• Although construction is on the rise, there is a noticeable shortage of workers across the board. Is the answer in grass roots efforts to recruit a new work force through education or in automating the process?

Construction outlays rose in September, up 0.3 percent led by government spending. Overall construction spending this year has been on an uptick running at a seasonally adjusted annual $1.22 billion rate according to the Commerce Department.

Despite facing serious headwinds, construction is up 9.5 percent for the year, mostly in single-family housing.

The demand for new construction comes as prices for lumber and materials have continued to rise. The Commerce Department recently announced that it is setting final tariffs on Canadian softwood lumber of 20.8 percent for most Canadian producers.

However, the biggest concern for the construction industry continues to be the question of finding enough workers. Construction workers departed the industry in the wake of the Great Recession, and many did not return when the housing market rebounded.

In the wake of housing destruction caused by hurricanes and wildfires, the competition for workers is even stronger. Nearly every state is wrestling with the questions of where the workers went and how to lure them back.

The education solution

A variety of schools and businesses around the country are taking on the job of construction education. On Cape Cod in Massachusetts, the Cape Cod Regional Technical High School has an extensive program working with local builders to provide training to teenagers.

It’s just one of many similar programs around the country that seeks to show students the value of a trade-based career path.

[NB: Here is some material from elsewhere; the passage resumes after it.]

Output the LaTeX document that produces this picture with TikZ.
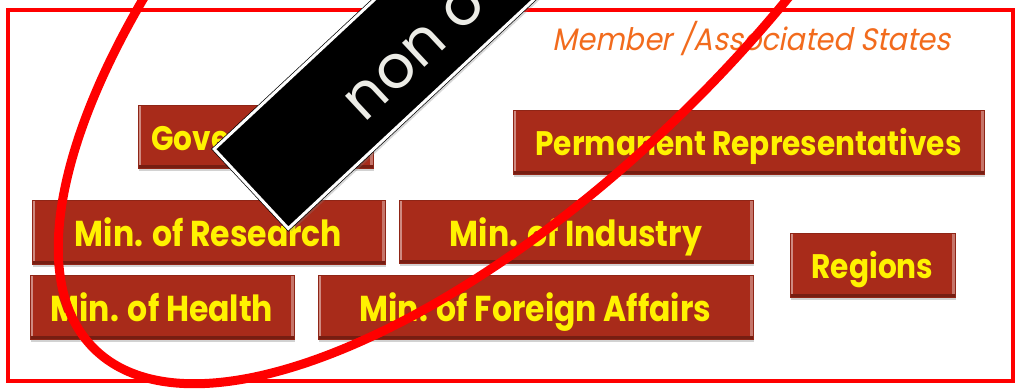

In Colorado, where housing is booming but there are 15,000 fewer construction workers than a decade ago, the Colorado Building Academy seeks to train younger workers, those in transition and anyone interested in construction work.

The school is funded by Denver-area homebuilders, and many of its programs are free for trainees. It plans to graduate 350 students in the first year with over a thousand planned for the following year.

In Tennessee, there were 19,000 fewer workers in the construction industry at the start of the summer compared to 2007. Contractors report turning down jobs because they are unable to supply workers.

A website, Go Build Tennessee has been set up to support and encourage interest in the trades.

In Arizona, where there is currently a shortage of approximately 10,000 workers, one Tucson contractor has created an in-house apprenticeship to offer workers not just a job but also training for the future.

The automation option

Some trend watchers say the construction worker shortage is one that can be solved by advances in robotics.

Modular homes built in factories and assembled on site can be less expensive and require fewer labor hours and conventional stick-built construction.

Automation is increasingly becoming part of the solution for home building, especially when it comes to affordable housing.

One company that focuses on excavation, Built Robotics, recently raised $15 million in Series A funding. Self-driving excavators, drone surveying and prefab construction — automation has the potential to streamline and refine the construction process.

In the United States, only a small number of homes are prefab, and there is great potential for expansion. A variety of startups are getting into the prefab and modular business and many cities are wrestling with zoning and building regulations to make room for these new upstarts.

The tiny home boom already raised questions with regard to existing zoning. In areas struck by disasters where there is a sudden and immediate need for housing, there may not be time to wait.

The need for workers isn’t going to go away anytime soon, but for construction and home building to increase, builders will need to find ways to entice more workers into the industry until technology can pick up the slack.